─── DATASET EXCERPTS ───

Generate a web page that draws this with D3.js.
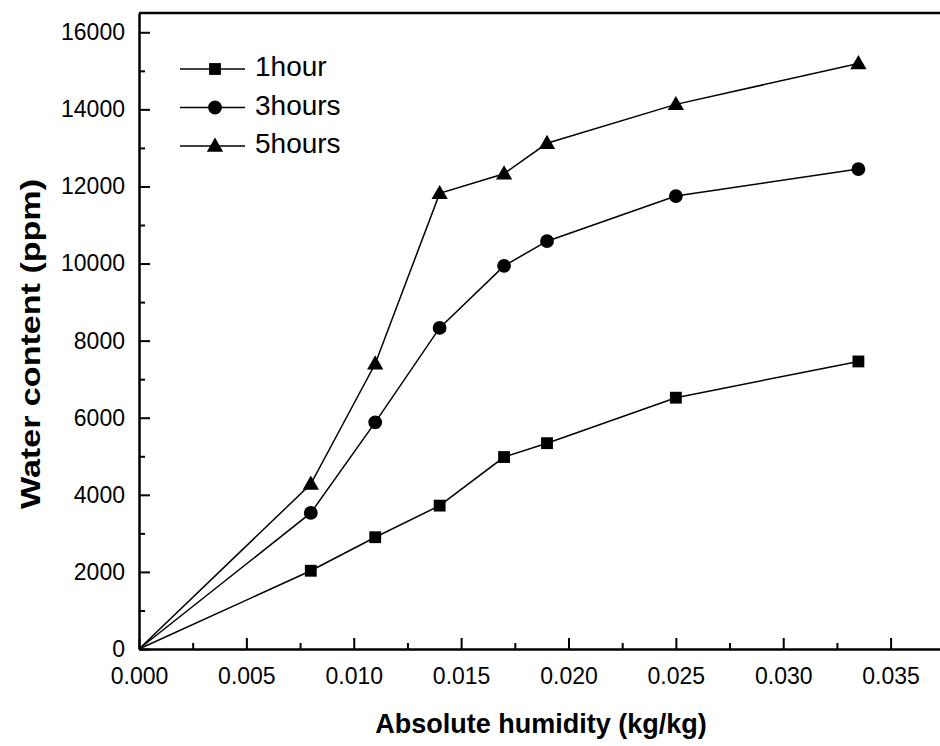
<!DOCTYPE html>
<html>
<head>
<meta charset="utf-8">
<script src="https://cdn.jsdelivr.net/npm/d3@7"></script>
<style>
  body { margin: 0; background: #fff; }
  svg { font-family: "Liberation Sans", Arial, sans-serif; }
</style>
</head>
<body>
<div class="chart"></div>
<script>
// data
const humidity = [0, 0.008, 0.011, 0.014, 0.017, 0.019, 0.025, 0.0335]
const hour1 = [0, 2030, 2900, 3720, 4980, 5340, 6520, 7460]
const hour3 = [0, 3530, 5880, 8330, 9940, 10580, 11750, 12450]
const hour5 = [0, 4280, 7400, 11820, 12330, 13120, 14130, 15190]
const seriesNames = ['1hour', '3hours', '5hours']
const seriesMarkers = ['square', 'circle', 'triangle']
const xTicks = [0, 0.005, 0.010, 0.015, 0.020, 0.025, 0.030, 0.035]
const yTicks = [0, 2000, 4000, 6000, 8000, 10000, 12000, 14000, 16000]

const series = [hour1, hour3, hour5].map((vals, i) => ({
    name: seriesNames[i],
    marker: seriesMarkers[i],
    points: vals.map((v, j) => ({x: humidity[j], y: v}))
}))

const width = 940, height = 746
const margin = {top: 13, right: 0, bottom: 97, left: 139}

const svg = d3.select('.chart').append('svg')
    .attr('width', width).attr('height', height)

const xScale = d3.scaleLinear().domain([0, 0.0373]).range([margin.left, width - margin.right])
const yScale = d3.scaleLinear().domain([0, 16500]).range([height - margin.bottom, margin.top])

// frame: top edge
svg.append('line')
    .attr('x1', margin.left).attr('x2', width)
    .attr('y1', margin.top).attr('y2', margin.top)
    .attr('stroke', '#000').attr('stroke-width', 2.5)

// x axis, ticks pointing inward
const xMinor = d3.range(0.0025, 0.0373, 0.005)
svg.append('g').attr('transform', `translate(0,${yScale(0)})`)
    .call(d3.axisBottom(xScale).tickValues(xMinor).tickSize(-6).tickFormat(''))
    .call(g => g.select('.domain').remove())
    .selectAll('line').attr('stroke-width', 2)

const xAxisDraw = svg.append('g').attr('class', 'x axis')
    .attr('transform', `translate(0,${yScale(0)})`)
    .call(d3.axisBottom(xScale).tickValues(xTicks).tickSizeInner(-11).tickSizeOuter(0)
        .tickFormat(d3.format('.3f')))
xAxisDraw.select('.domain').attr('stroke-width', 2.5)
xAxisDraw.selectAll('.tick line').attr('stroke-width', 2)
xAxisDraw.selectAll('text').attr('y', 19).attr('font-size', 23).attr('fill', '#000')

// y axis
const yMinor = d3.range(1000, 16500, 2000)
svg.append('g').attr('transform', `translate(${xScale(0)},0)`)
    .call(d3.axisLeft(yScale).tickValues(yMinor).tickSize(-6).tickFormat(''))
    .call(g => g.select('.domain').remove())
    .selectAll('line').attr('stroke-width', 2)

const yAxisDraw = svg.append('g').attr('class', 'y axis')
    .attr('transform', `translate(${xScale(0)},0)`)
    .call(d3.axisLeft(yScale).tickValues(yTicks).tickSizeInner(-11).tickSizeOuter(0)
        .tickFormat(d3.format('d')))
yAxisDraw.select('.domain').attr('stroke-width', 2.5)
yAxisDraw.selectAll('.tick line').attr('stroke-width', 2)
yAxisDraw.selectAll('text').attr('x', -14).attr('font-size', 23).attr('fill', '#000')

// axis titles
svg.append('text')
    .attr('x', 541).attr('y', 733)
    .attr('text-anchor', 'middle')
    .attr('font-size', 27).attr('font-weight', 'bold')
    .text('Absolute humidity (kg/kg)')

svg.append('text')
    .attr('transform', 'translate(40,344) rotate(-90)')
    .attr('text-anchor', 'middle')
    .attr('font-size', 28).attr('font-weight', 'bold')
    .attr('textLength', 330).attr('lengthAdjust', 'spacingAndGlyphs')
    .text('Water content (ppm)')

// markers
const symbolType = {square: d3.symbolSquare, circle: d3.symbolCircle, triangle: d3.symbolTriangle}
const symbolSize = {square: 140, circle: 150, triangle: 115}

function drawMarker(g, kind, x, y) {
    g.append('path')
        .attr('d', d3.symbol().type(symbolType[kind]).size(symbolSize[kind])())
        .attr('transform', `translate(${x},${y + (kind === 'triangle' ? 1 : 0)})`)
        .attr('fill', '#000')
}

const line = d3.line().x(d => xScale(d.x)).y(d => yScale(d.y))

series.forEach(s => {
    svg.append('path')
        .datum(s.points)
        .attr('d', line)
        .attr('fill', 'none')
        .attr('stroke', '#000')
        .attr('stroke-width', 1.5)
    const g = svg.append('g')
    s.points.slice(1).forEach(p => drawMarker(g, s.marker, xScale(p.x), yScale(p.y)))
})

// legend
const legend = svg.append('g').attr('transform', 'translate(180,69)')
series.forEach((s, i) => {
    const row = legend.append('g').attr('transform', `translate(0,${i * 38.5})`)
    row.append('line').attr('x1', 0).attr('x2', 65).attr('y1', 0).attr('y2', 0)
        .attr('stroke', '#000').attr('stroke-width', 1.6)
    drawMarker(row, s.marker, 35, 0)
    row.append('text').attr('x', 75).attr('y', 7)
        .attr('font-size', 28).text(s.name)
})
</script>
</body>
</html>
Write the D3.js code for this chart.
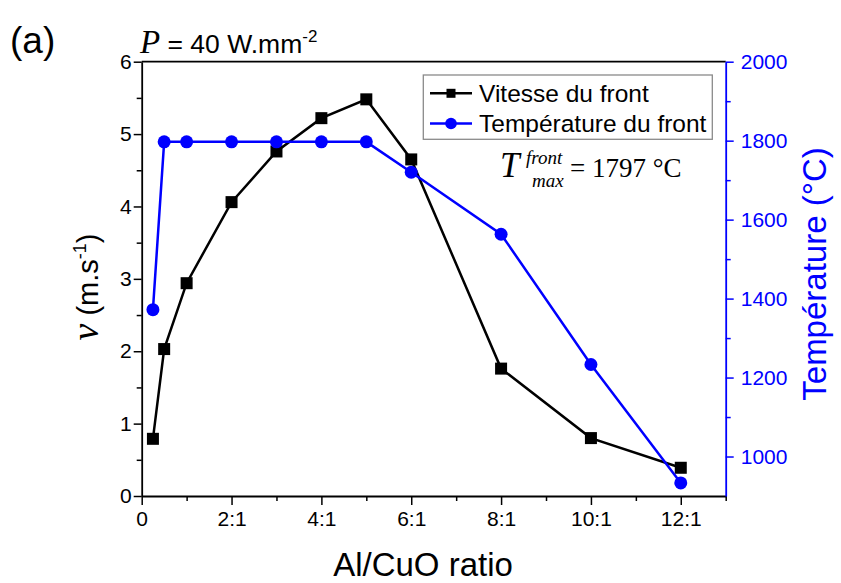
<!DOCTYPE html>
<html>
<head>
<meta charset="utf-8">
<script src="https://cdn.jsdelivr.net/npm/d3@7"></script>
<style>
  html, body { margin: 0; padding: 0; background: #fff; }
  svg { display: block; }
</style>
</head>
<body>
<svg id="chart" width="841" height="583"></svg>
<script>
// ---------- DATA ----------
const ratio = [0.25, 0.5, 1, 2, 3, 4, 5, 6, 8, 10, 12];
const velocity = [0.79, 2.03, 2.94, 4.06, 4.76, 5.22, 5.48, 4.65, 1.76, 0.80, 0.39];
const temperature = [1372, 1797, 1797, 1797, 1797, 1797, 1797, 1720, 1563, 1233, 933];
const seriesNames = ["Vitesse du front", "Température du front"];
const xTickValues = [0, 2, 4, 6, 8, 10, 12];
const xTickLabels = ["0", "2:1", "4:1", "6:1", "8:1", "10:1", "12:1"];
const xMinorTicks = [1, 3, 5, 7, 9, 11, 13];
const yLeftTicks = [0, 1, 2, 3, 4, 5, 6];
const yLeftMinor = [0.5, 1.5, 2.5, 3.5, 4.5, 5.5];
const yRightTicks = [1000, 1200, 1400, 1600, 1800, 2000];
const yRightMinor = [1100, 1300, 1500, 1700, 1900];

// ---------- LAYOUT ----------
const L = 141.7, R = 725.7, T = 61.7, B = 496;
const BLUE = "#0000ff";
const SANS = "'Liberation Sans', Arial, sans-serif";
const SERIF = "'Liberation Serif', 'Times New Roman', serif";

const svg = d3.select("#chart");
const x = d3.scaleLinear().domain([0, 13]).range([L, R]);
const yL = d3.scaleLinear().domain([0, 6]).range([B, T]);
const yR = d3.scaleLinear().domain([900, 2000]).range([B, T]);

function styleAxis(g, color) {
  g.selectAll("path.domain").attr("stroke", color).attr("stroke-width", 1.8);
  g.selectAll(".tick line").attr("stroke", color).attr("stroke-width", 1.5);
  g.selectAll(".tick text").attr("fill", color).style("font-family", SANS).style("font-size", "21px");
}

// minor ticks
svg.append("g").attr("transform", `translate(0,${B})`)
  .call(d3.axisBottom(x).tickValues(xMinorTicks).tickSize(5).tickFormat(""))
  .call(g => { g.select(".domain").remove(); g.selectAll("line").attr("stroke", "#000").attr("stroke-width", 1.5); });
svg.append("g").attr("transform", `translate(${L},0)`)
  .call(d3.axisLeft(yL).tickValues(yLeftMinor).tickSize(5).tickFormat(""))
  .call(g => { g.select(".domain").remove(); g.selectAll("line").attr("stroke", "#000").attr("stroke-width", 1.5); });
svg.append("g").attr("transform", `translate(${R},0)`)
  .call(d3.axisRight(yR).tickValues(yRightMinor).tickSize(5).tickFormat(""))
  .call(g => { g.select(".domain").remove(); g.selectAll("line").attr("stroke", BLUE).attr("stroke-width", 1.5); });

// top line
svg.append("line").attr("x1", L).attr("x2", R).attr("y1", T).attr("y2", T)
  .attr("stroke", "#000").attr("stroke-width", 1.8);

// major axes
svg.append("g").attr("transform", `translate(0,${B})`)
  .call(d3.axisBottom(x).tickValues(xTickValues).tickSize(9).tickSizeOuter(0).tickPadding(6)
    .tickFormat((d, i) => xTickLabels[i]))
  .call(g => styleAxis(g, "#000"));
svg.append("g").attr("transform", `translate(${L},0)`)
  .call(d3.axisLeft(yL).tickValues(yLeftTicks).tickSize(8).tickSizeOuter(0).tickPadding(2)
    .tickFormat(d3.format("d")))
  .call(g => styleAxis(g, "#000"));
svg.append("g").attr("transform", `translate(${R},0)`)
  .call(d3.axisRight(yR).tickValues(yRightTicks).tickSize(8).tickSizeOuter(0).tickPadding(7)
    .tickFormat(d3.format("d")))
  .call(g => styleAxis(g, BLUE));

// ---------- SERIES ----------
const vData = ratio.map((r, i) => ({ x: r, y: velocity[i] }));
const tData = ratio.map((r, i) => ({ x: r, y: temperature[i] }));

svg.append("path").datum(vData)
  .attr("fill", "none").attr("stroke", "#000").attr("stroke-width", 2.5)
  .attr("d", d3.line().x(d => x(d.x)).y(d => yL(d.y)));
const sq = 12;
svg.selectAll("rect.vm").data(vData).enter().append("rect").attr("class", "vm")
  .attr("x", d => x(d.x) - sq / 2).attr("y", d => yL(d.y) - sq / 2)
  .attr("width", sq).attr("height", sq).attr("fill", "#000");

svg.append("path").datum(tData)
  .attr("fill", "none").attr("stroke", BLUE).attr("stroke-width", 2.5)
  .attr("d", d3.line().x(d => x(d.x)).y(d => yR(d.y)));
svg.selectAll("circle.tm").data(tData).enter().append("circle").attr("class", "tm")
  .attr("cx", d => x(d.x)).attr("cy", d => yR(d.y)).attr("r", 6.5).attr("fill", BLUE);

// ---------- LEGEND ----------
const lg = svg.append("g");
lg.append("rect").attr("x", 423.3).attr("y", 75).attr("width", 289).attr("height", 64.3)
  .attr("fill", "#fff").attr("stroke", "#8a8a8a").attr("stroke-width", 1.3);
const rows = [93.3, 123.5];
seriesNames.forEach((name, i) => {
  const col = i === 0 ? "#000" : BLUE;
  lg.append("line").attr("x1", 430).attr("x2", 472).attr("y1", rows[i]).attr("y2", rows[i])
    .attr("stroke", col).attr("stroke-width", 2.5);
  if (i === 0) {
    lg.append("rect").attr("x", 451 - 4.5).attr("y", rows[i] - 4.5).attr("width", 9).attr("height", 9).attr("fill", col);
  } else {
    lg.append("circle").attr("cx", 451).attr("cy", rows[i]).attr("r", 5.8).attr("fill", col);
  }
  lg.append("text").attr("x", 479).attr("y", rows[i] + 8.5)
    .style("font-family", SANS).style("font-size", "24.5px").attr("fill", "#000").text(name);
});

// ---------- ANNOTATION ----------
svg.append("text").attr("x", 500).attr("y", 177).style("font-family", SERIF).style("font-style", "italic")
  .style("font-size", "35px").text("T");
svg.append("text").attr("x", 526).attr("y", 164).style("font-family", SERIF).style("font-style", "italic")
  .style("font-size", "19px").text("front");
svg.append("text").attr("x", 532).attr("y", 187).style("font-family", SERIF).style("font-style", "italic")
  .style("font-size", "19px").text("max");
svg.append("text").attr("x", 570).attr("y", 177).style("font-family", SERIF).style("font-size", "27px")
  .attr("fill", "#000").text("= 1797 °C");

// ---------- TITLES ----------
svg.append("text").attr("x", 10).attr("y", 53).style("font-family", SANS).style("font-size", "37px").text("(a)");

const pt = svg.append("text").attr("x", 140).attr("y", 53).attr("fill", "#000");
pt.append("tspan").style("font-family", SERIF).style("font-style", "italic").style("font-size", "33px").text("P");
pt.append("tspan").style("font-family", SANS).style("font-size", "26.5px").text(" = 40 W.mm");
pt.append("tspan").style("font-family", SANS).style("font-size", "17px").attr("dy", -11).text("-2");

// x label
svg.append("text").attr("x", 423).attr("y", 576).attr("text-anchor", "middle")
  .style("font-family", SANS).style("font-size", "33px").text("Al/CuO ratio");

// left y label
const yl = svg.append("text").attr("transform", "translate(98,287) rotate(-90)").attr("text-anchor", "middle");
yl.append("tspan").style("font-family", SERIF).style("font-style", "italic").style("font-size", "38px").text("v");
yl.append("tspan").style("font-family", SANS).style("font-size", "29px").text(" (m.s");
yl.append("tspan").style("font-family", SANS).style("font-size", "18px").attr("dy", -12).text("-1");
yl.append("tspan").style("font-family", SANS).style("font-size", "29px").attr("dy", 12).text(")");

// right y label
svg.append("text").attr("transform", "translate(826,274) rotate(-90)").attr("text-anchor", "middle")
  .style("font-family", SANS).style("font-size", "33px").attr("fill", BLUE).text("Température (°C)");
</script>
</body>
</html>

───

▶ [BRIEF]
From the material above, gather all lines that include the string "this" and copy them.

▶ [TASK RESPONSE]
Generate a web page that draws this with D3.js.
Write the D3.js code for this chart.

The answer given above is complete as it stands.